В антракте в театре было волнение. Восхищались, поздравляли, везде был какой-то радостно-возбужденный говор -- публика уже не казалась мне ни чужой, ни враждебной, -- только из ложи Мережковских раздавались неодобрительные отзывы: "Стихи для шарманки..." и т.п. Услужливые знакомые спешили мне передавать эти отзывы, но мне было все равно (тем более, что я вполне понимала, что эти наивно-простые стихи не могли понравиться изысканным Мережковским). Я поспешила успокоить волновавшуюся не меньше моего бенефициантку.
Выход ее во втором акте довершил впечатление. Она была очень красива в этой роли: в венке из лилий, с распущенными золотыми волосами, почти до полу, совсем сказочная принцесса. Цветы, арфа... Спектакль прошел с успехом. Нас бесконечно вызывали, благодарили... Гнедич сиял, как будто это была его собственная пьеса. И даже сам Суворин поздравил нас с успехом.
-- Вот видите, Алексей Сергеевич, -- не удержалась я, чтобы не подразнить его: -- дурацкий-то корабль понравился!
-- Не ожидал, никак не ожидал, признаюсь! -- засмеялся он. -- Что делать? И на старуху бывает проруха!
Из театра все расходились, повторяя стансы. Мережковские оказались правы: стансы из "Принцессы Грезы" скоро стали популярны именно как доходчивый мотив шарманки... Пресыщенный Петербург так же кинулся на романтическую историю чистой любви в средневековой легенде, как в прошлом -- на изображение нищеты, отчаяния и смерти голодной Ганнеле.
Появились вальсы "Принцесса Греза", духи "Принцесса Греза", шоколад "Принцесса Греза", почтовая бумага с цитатами из "Принцессы Грезы". Издание пьесы разошлось так быстро, что вскоре в газетах стали появляться объявления: "Доставившему экземпляр "Принцессы Грезы" будет предложено такое-то вознаграждение". Я получала письма с благодарностью.
Суворин пожимал плечами. Часть прессы хвалила, часть была сдержанна, но публика безумствовала -- и Яворская торжествовала победу.
* * *
Третьей пьесой Ростана, которую я перевела для бенефиса Яворской, была "героическая комедия" "Сирано де Бержерак". Текст пьесы был получен в конце января, а бенефис назначен был на 10 февраля.
На перевод пьесы у меня было десять дней, а в ней пять актов в рифмованных стихах!
Я в это время, как обыкновенно, приезжая в Петербург, жила у Яворской.
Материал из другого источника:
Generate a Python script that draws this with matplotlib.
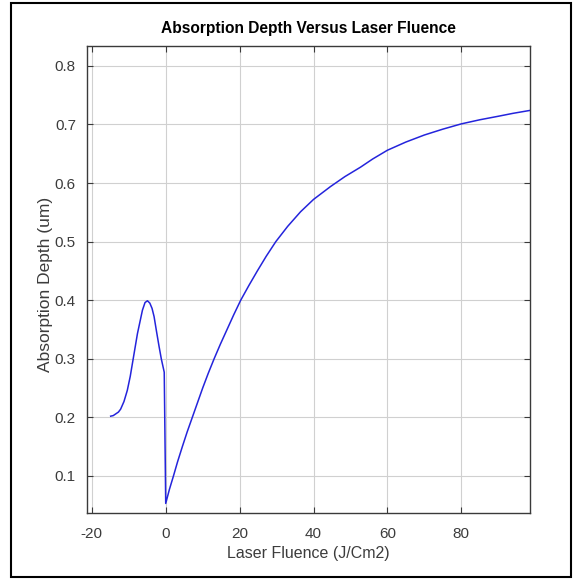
import matplotlib
matplotlib.use("Agg")
import matplotlib.pyplot as plt
from matplotlib.patches import Rectangle

plt.rcParams['font.family'] = ['Liberation Sans', 'DejaVu Sans']
plt.rcParams['axes.unicode_minus'] = False

# fluence (J/Cm2) and absorption depth (um)
fluence = [-14.9, -14.2, -13.5, -12.8, -12.2, -11.3, -10.4, -9.6, -8.8, -7.65, -6.3,
           -5.6, -4.95, -4.3, -3.7, -3.15, -2.5, -1.8, -1.2, -0.4,
           0.0, 1.0, 2.1, 3.2, 4.5, 5.8, 7.2, 8.6, 10.0, 11.5, 13.1, 14.8, 16.6,
           18.4, 20.3, 22.5, 24.8, 27.2, 29.8, 33.0, 36.5, 40.0, 44.6, 48.5,
           52.7, 56.0, 60.0, 65.0, 70.0, 75.0, 80.0, 85.0, 90.0, 94.0, 98.6]
depth = [0.202, 0.203, 0.206, 0.209, 0.214, 0.227, 0.246, 0.270, 0.300, 0.343, 0.383,
         0.396, 0.399, 0.395, 0.386, 0.372, 0.347, 0.321, 0.300, 0.277,
         0.053, 0.077, 0.100, 0.124, 0.150, 0.175, 0.200, 0.225, 0.250, 0.275,
         0.300, 0.325, 0.350, 0.375, 0.400, 0.425, 0.450, 0.475, 0.500, 0.526,
         0.551, 0.572, 0.594, 0.611, 0.627, 0.641, 0.656, 0.670, 0.682, 0.692,
         0.701, 0.708, 0.714, 0.719, 0.724]

xticks = [-20, 0, 20, 40, 60, 80]
yticks = [0.1, 0.2, 0.3, 0.4, 0.5, 0.6, 0.7, 0.8]

fig = plt.figure(figsize=(5.74, 5.79), dpi=100)
ax = fig.add_axes([0.1516, 0.114, 0.7718, 0.8066])

axcol = '#3a3a3a'
txtcol = '#3c3c3c'
ax.plot(fluence, depth, color='#2424dc', linewidth=1.1)

ax.set_xlim(-21.3, 98.6)
ax.set_ylim(0.0367, 0.834)
ax.set_xticks(xticks)
ax.set_yticks(yticks)
ax.set_xticklabels([str(v) for v in xticks])
ax.set_yticklabels([f"{v:.1f}" for v in yticks])
ax.grid(True, color='#d0d0d0', linewidth=0.8)
ax.set_axisbelow(True)

ax.tick_params(direction='in', top=True, right=True, length=4, width=0.8,
               colors=axcol, labelcolor=txtcol, labelsize=11)
ax.tick_params(axis='x', pad=10)
ax.tick_params(axis='y', pad=8)
for s in ax.spines.values():
    s.set_color(axcol)
    s.set_linewidth(1.0)

ax.set_title("Absorption Depth Versus Laser Fluence", fontsize=11.2,
             fontweight='bold', pad=9)
ax.set_xlabel("Laser Fluence (J/Cm2)", fontsize=11.5, color=txtcol)
ax.set_ylabel("Absorption Depth (um)", fontsize=12.5, color=txtcol)
ax.xaxis.set_label_coords(0.5, -0.07)
ax.yaxis.set_label_coords(-0.076, 0.49)

# frame round the whole picture
fig.patches.append(Rectangle((11 / 574, 2 / 579), 560 / 574, 574 / 579,
                             transform=fig.transFigure, fill=False,
                             edgecolor='black', linewidth=1.5))

fig.savefig("out.png", dpi=100)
Там я и начала переводить пьесу. Но условия для работы были немыслимые: целый поток людей, телефонов, телеграмм, каких-то событий меня все время отрывал, и я решила перебраться в гостиницу.
Но случайно и там мое убежище открыли, и я поняла, что, оставаясь в Петербурге, не смогу выполнить взятого на себя обязательства вовремя. Недолго думая, я сложила свои пожитки и скрылась в Москву.
Так как я перед этим долго жила за границей (слушала лекции на филологическом факультете Лозаннского университета), то у меня в Москве квартиры не было. Я остановилась у приятельницы, но и там было шумно и людно, и я устроилась для работы у моего друга, Л.М.Родионова, которого я и все мои друзья звали "дядя Лева". Он, действительно, был для всех нас ласковым баловником-дядей.
Лев Михайлович не был ни знаменитостью, ни даже известностью, но он был настоящий, типичный интеллигент того времени. Человек лет сорока, кудрявящиеся, небрежно причесанные белокурые волосы, пенсне, добрые глаза -- лицо из тех, что носят на себе "клеймо порядочности": такому человеку все сразу можно сказать, всему поверить, что он скажет. Фигура плотная, крепко скроенная, -- страстный охотник, он и на медведя хаживал.